┌──

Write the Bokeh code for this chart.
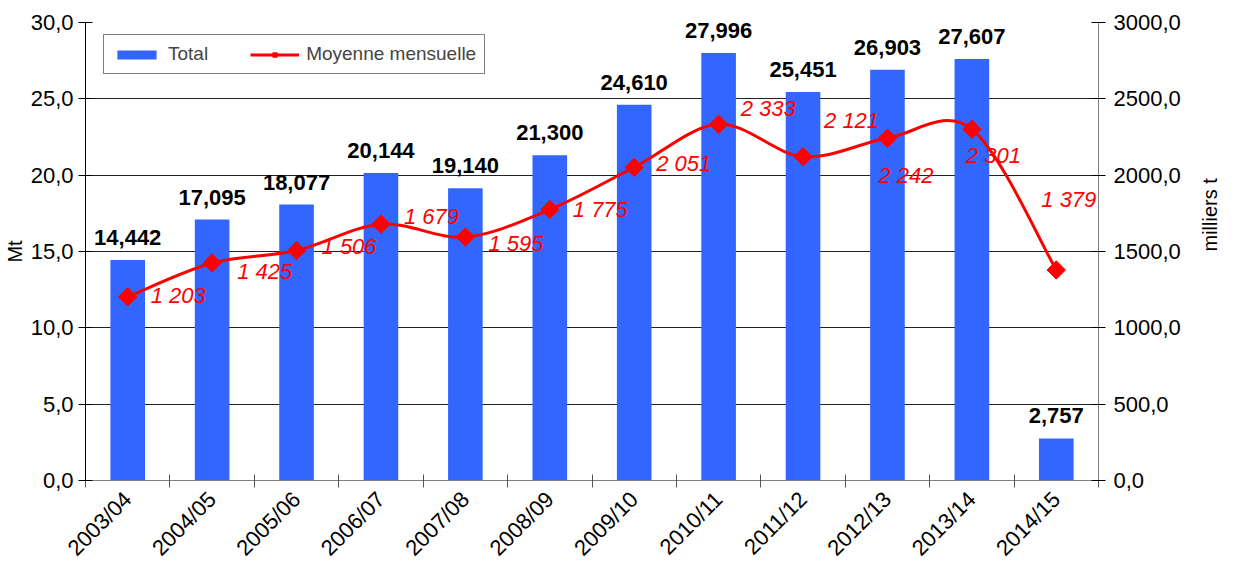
import math
from bokeh.plotting import figure
from bokeh.models import (ColumnDataSource, Range1d, LinearAxis, FixedTicker,
                          Legend, LegendItem, CustomJSTickFormatter, LabelSet)
from bokeh.core.properties import value
from bokeh.embed import file_html
from bokeh.resources import INLINE

# ---- data ----
campaigns = ["2003/04", "2004/05", "2005/06", "2006/07", "2007/08", "2008/09",
             "2009/10", "2010/11", "2011/12", "2012/13", "2013/14", "2014/15"]
total_mt = [14.442, 17.095, 18.077, 20.144, 19.140, 21.300,
            24.610, 27.996, 25.451, 26.903, 27.607, 2.757]
monthly_avg_kt = [1203, 1425, 1506, 1679, 1595, 1775,
                  2051, 2333, 2121, 2242, 2301, 1379]
left_ticks = [0, 5, 10, 15, 20, 25, 30]
right_ticks = [0, 500, 1000, 1500, 2000, 2500, 3000]

# label placement (screen px offsets, styling only)
avg_label_dx = [23, 25, 25, 23, 23, 23, 22, 22, 21, -9, -6, -15]
avg_label_dy = [-1, 9, -4, -8, 7, 0, -4, -16, -36, 37, 26, -70]

FONT = "Liberation Sans"
BLUE = "#3366FF"
RED = "#FF0000"

n = len(campaigns)
xc = [i + 0.5 for i in range(n)]

src = ColumnDataSource(dict(
    xc=xc, total=total_mt, avg=monthly_avg_kt,
    total_lbl=[f"{v:.3f}".replace(".", ",") for v in total_mt],
    avg_lbl=[f"{v:,}".replace(",", " ") for v in monthly_avg_kt],
    dx=avg_label_dx, dy=[-d for d in avg_label_dy],
))

# smoothed curve control points (Catmull-Rom style, drawn as Bezier by Bokeh)
ys = monthly_avg_kt
bz = dict(x0=[], y0=[], x1=[], y1=[], cx0=[], cy0=[], cx1=[], cy1=[])
for i in range(n - 1):
    xp, yp = (xc[i - 1], ys[i - 1]) if i > 0 else (xc[i], ys[i])
    xn2, yn2 = (xc[i + 2], ys[i + 2]) if i + 2 < n else (xc[i + 1], ys[i + 1])
    bz["x0"].append(xc[i]); bz["y0"].append(ys[i])
    bz["x1"].append(xc[i + 1]); bz["y1"].append(ys[i + 1])
    bz["cx0"].append(xc[i] + (xc[i + 1] - xp) / 6)
    bz["cy0"].append(ys[i] + (ys[i + 1] - yp) / 6)
    bz["cx1"].append(xc[i + 1] - (xn2 - xc[i]) / 6)
    bz["cy1"].append(ys[i + 1] - (yn2 - ys[i]) / 6)
bz_src = ColumnDataSource(bz)

p = figure(width=1234, height=572, x_range=Range1d(0, n), y_range=Range1d(0, 30),
           output_backend="svg", toolbar_location=None,
           min_border_left=85, min_border_right=131, min_border_top=22, min_border_bottom=91)
p.extra_y_ranges = {"kt": Range1d(0, 3000)}
p.outline_line_color = None
p.background_fill_color = "white"

bars = p.vbar(x="xc", top="total", width=0.41, source=src,
              fill_color=BLUE, line_color=None)

curve = p.bezier(x0="x0", y0="y0", x1="x1", y1="y1", cx0="cx0", cy0="cy0",
                 cx1="cx1", cy1="cy1", source=bz_src, line_color=RED,
                 line_width=3, y_range_name="kt")
pts = p.scatter(x="xc", y="avg", source=src, marker="square", angle=math.pi / 4,
                size=13, fill_color=RED, line_color=RED, y_range_name="kt")

avg_labels = LabelSet(x="xc", y="avg", text="avg_lbl", source=src, y_range_name="kt",
                      x_offset="dx", y_offset="dy", text_align="left",
                      text_baseline="middle", text_color=RED, text_font=value(FONT),
                      text_font_style="italic", text_font_size="22px")
p.add_layout(avg_labels)

p.text(x="xc", y="total", text="total_lbl", source=src, y_offset=-15,
       text_align="center", text_baseline="bottom", text_color="black",
       text_font=value(FONT), text_font_style="bold", text_font_size="22px")

# grid
p.xgrid.visible = False
p.ygrid.ticker = FixedTicker(ticks=left_ticks)
p.ygrid.grid_line_color = "#222222"
p.ygrid.grid_line_width = 1

# x axis
xa = p.xaxis[0]
xa.ticker = FixedTicker(ticks=xc, minor_ticks=list(range(n + 1)))
xa.formatter = CustomJSTickFormatter(args=dict(labels=campaigns),
                                     code="return labels[Math.floor(tick)];")
xa.major_label_orientation = math.pi / 4
xa.major_tick_in = 0
xa.major_tick_out = 0
xa.minor_tick_in = 6
xa.minor_tick_out = 7
xa.minor_tick_line_color = "#555555"
xa.axis_line_color = "#808080"
xa.major_label_text_font = FONT
xa.major_label_text_font_size = "22px"
xa.major_label_text_color = "black"
xa.major_label_standoff = 8

# left axis
ya = p.yaxis[0]
ya.ticker = FixedTicker(ticks=left_ticks)
ya.formatter = CustomJSTickFormatter(code="return tick.toFixed(1).replace('.', ',');")
ya.minor_tick_line_color = None
ya.major_tick_in = 7
ya.major_tick_out = 7
ya.axis_line_color = "black"
ya.major_label_text_font = FONT
ya.major_label_text_font_size = "22px"
ya.major_label_text_color = "black"
ya.major_label_standoff = 5
ya.axis_label = "Mt"
ya.axis_label_text_font = FONT
ya.axis_label_text_font_style = "normal"
ya.axis_label_text_font_size = "20px"
ya.axis_label_text_color = "black"
ya.axis_label_standoff = 2

# right axis
ra = LinearAxis(y_range_name="kt", ticker=FixedTicker(ticks=right_ticks),
                formatter=CustomJSTickFormatter(code="return tick.toFixed(1).replace('.', ',');"))
ra.minor_tick_line_color = None
ra.major_tick_in = 7
ra.major_tick_out = 7
ra.axis_line_color = "#808080"
ra.major_label_text_font = FONT
ra.major_label_text_font_size = "22px"
ra.major_label_text_color = "black"
ra.major_label_standoff = 8
ra.axis_label = "milliers t"
ra.axis_label_text_font = FONT
ra.axis_label_text_font_style = "normal"
ra.axis_label_text_font_size = "20px"
ra.axis_label_text_color = "black"
ra.axis_label_standoff = 26
try:
    ra.axis_label_orientation = math.pi / 2
except Exception:
    pass
p.add_layout(ra, "right")

legend = Legend(items=[LegendItem(label="Total", renderers=[bars]),
                       LegendItem(label="Moyenne mensuelle", renderers=[curve, pts])],
                orientation="horizontal", location=(18, 406), margin=0, padding=8,
                glyph_width=49, glyph_height=11, label_standoff=7, spacing=42,
                label_text_font=FONT, label_text_font_size="19px",
                border_line_color="black", border_line_width=1,
                background_fill_color="white", background_fill_alpha=1)
p.add_layout(legend)

open("out.html", "w").write(file_html(p, INLINE))
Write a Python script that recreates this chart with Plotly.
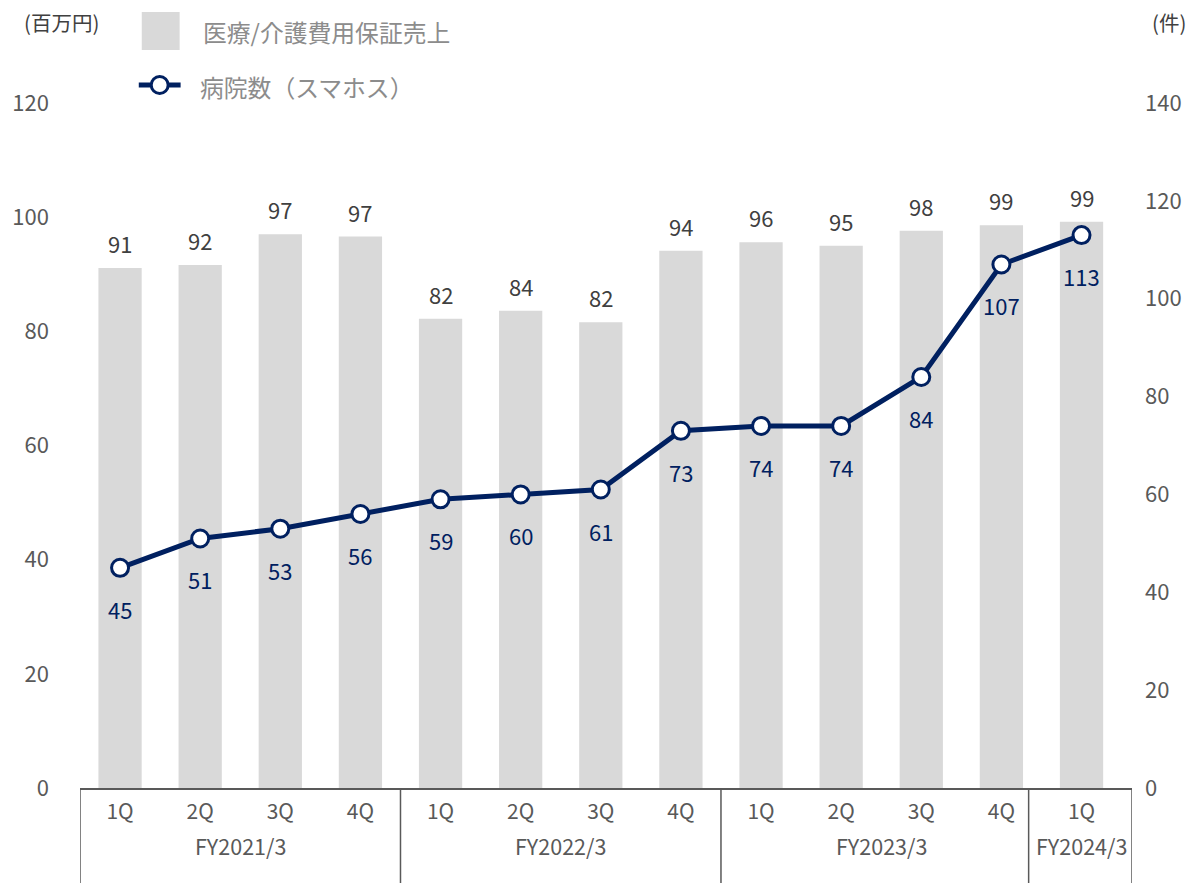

└──

■ Work to complete
Reproduce the records above exactly, leaving out every picture they contain.

■ Solution below
Write the Bokeh code for this chart.
import math
from bokeh.plotting import figure
from bokeh.models import (ColumnDataSource, Range1d, LinearAxis, FixedTicker,
                          Legend, LegendItem, CustomJSTickFormatter, LabelSet)
from bokeh.core.properties import value
from bokeh.embed import file_html
from bokeh.resources import INLINE

# ---- data ----
campaigns = ["2003/04", "2004/05", "2005/06", "2006/07", "2007/08", "2008/09",
             "2009/10", "2010/11", "2011/12", "2012/13", "2013/14", "2014/15"]
total_mt = [14.442, 17.095, 18.077, 20.144, 19.140, 21.300,
            24.610, 27.996, 25.451, 26.903, 27.607, 2.757]
monthly_avg_kt = [1203, 1425, 1506, 1679, 1595, 1775,
                  2051, 2333, 2121, 2242, 2301, 1379]
left_ticks = [0, 5, 10, 15, 20, 25, 30]
right_ticks = [0, 500, 1000, 1500, 2000, 2500, 3000]

# label placement (screen px offsets, styling only)
avg_label_dx = [23, 25, 25, 23, 23, 23, 22, 22, 21, -9, -6, -15]
avg_label_dy = [-1, 9, -4, -8, 7, 0, -4, -16, -36, 37, 26, -70]

FONT = "Liberation Sans"
BLUE = "#3366FF"
RED = "#FF0000"

n = len(campaigns)
xc = [i + 0.5 for i in range(n)]

src = ColumnDataSource(dict(
    xc=xc, total=total_mt, avg=monthly_avg_kt,
    total_lbl=[f"{v:.3f}".replace(".", ",") for v in total_mt],
    avg_lbl=[f"{v:,}".replace(",", " ") for v in monthly_avg_kt],
    dx=avg_label_dx, dy=[-d for d in avg_label_dy],
))

# smoothed curve control points (Catmull-Rom style, drawn as Bezier by Bokeh)
ys = monthly_avg_kt
bz = dict(x0=[], y0=[], x1=[], y1=[], cx0=[], cy0=[], cx1=[], cy1=[])
for i in range(n - 1):
    xp, yp = (xc[i - 1], ys[i - 1]) if i > 0 else (xc[i], ys[i])
    xn2, yn2 = (xc[i + 2], ys[i + 2]) if i + 2 < n else (xc[i + 1], ys[i + 1])
    bz["x0"].append(xc[i]); bz["y0"].append(ys[i])
    bz["x1"].append(xc[i + 1]); bz["y1"].append(ys[i + 1])
    bz["cx0"].append(xc[i] + (xc[i + 1] - xp) / 6)
    bz["cy0"].append(ys[i] + (ys[i + 1] - yp) / 6)
    bz["cx1"].append(xc[i + 1] - (xn2 - xc[i]) / 6)
    bz["cy1"].append(ys[i + 1] - (yn2 - ys[i]) / 6)
bz_src = ColumnDataSource(bz)

p = figure(width=1234, height=572, x_range=Range1d(0, n), y_range=Range1d(0, 30),
           output_backend="svg", toolbar_location=None,
           min_border_left=85, min_border_right=131, min_border_top=22, min_border_bottom=91)
p.extra_y_ranges = {"kt": Range1d(0, 3000)}
p.outline_line_color = None
p.background_fill_color = "white"

bars = p.vbar(x="xc", top="total", width=0.41, source=src,
              fill_color=BLUE, line_color=None)

curve = p.bezier(x0="x0", y0="y0", x1="x1", y1="y1", cx0="cx0", cy0="cy0",
                 cx1="cx1", cy1="cy1", source=bz_src, line_color=RED,
                 line_width=3, y_range_name="kt")
pts = p.scatter(x="xc", y="avg", source=src, marker="square", angle=math.pi / 4,
                size=13, fill_color=RED, line_color=RED, y_range_name="kt")

avg_labels = LabelSet(x="xc", y="avg", text="avg_lbl", source=src, y_range_name="kt",
                      x_offset="dx", y_offset="dy", text_align="left",
                      text_baseline="middle", text_color=RED, text_font=value(FONT),
                      text_font_style="italic", text_font_size="22px")
p.add_layout(avg_labels)

p.text(x="xc", y="total", text="total_lbl", source=src, y_offset=-15,
       text_align="center", text_baseline="bottom", text_color="black",
       text_font=value(FONT), text_font_style="bold", text_font_size="22px")

# grid
p.xgrid.visible = False
p.ygrid.ticker = FixedTicker(ticks=left_ticks)
p.ygrid.grid_line_color = "#222222"
p.ygrid.grid_line_width = 1

# x axis
xa = p.xaxis[0]
xa.ticker = FixedTicker(ticks=xc, minor_ticks=list(range(n + 1)))
xa.formatter = CustomJSTickFormatter(args=dict(labels=campaigns),
                                     code="return labels[Math.floor(tick)];")
xa.major_label_orientation = math.pi / 4
xa.major_tick_in = 0
xa.major_tick_out = 0
xa.minor_tick_in = 6
xa.minor_tick_out = 7
xa.minor_tick_line_color = "#555555"
xa.axis_line_color = "#808080"
xa.major_label_text_font = FONT
xa.major_label_text_font_size = "22px"
xa.major_label_text_color = "black"
xa.major_label_standoff = 8

# left axis
ya = p.yaxis[0]
ya.ticker = FixedTicker(ticks=left_ticks)
ya.formatter = CustomJSTickFormatter(code="return tick.toFixed(1).replace('.', ',');")
ya.minor_tick_line_color = None
ya.major_tick_in = 7
ya.major_tick_out = 7
ya.axis_line_color = "black"
ya.major_label_text_font = FONT
ya.major_label_text_font_size = "22px"
ya.major_label_text_color = "black"
ya.major_label_standoff = 5
ya.axis_label = "Mt"
ya.axis_label_text_font = FONT
ya.axis_label_text_font_style = "normal"
ya.axis_label_text_font_size = "20px"
ya.axis_label_text_color = "black"
ya.axis_label_standoff = 2

# right axis
ra = LinearAxis(y_range_name="kt", ticker=FixedTicker(ticks=right_ticks),
                formatter=CustomJSTickFormatter(code="return tick.toFixed(1).replace('.', ',');"))
ra.minor_tick_line_color = None
ra.major_tick_in = 7
ra.major_tick_out = 7
ra.axis_line_color = "#808080"
ra.major_label_text_font = FONT
ra.major_label_text_font_size = "22px"
ra.major_label_text_color = "black"
ra.major_label_standoff = 8
ra.axis_label = "milliers t"
ra.axis_label_text_font = FONT
ra.axis_label_text_font_style = "normal"
ra.axis_label_text_font_size = "20px"
ra.axis_label_text_color = "black"
ra.axis_label_standoff = 26
try:
    ra.axis_label_orientation = math.pi / 2
except Exception:
    pass
p.add_layout(ra, "right")

legend = Legend(items=[LegendItem(label="Total", renderers=[bars]),
                       LegendItem(label="Moyenne mensuelle", renderers=[curve, pts])],
                orientation="horizontal", location=(18, 406), margin=0, padding=8,
                glyph_width=49, glyph_height=11, label_standoff=7, spacing=42,
                label_text_font=FONT, label_text_font_size="19px",
                border_line_color="black", border_line_width=1,
                background_fill_color="white", background_fill_alpha=1)
p.add_layout(legend)

open("out.html", "w").write(file_html(p, INLINE))
Write a Python script that recreates this chart with Plotly.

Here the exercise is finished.